Wenn aus Essen surreale Kunst wird

In ihrem Kochbuch ,Papalosophy‘ vermischen Joel Serra Bevin und Aldo Chacón Kochen, Fantasie und kindliche Neugier auf beeindruckende Art und Weise: Traditionelle Rezepte werden illustriert mit skurril-bizarren Fotos.

Manchmal entsteht geniale Kunst ganz zufällig.

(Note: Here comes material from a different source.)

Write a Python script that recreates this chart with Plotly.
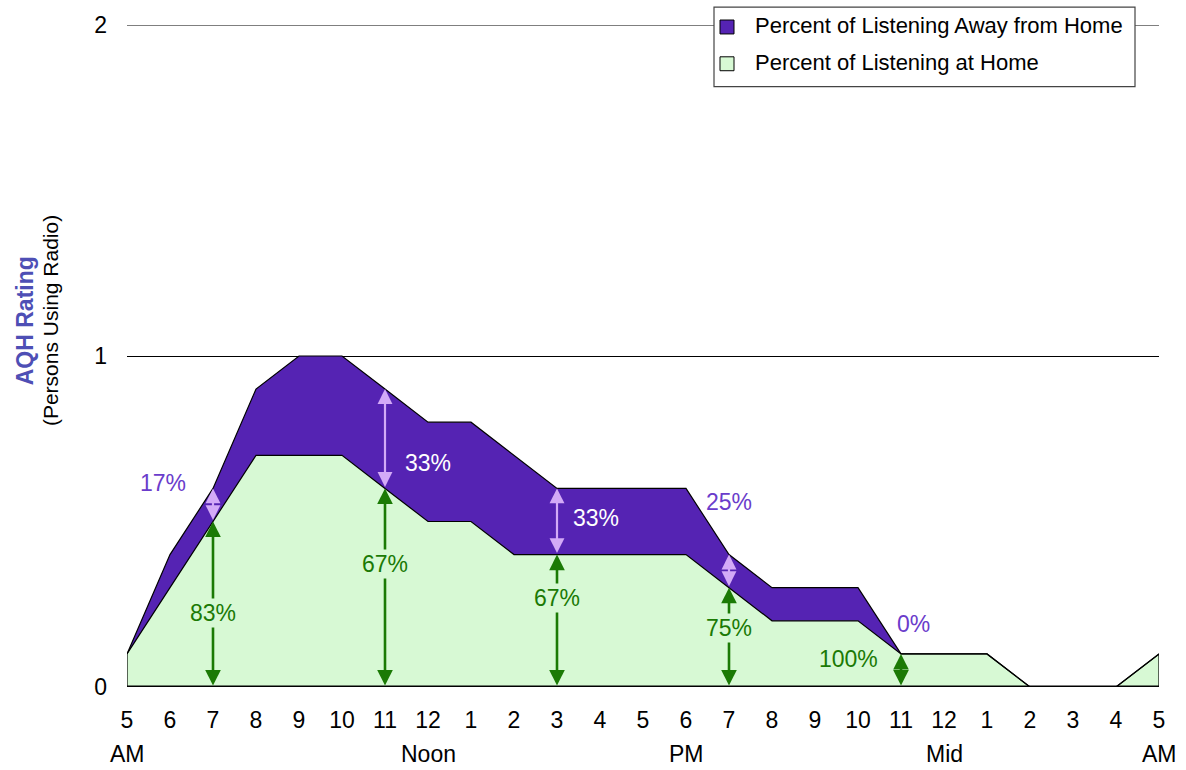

Im August 2012 war Joel Serra Bevin noch Community Manager bei EatWith in Barcelona, damals noch eine Start-up-Plattform, die Menschen mit Interesse für besondere Gastro-Events miteinander vernetzte. Der 28-Jährige, der sich das Kochen selbst beigebracht hatte, hat außerdem seine eigenen Dinner-Partys, Kochkurse und Pop-Up-Events veranstaltet, alles unter seinem kulinarischen Pseudonym „Papa Serra". Zur gleichen Zeit fotografierte Aldo Chacón für Modemagazine in Barcelona, New York und Deutschland, suchte aber nach neuen Möglichkeiten, sich kreativ zu entfalten. Food-Fotografie erschien dem damals 25-Jährigen da genau das Richtige: Er kommt aus einer Kochfamilie, seine Mutter war professionelle Köchin in Mexiko und den USA.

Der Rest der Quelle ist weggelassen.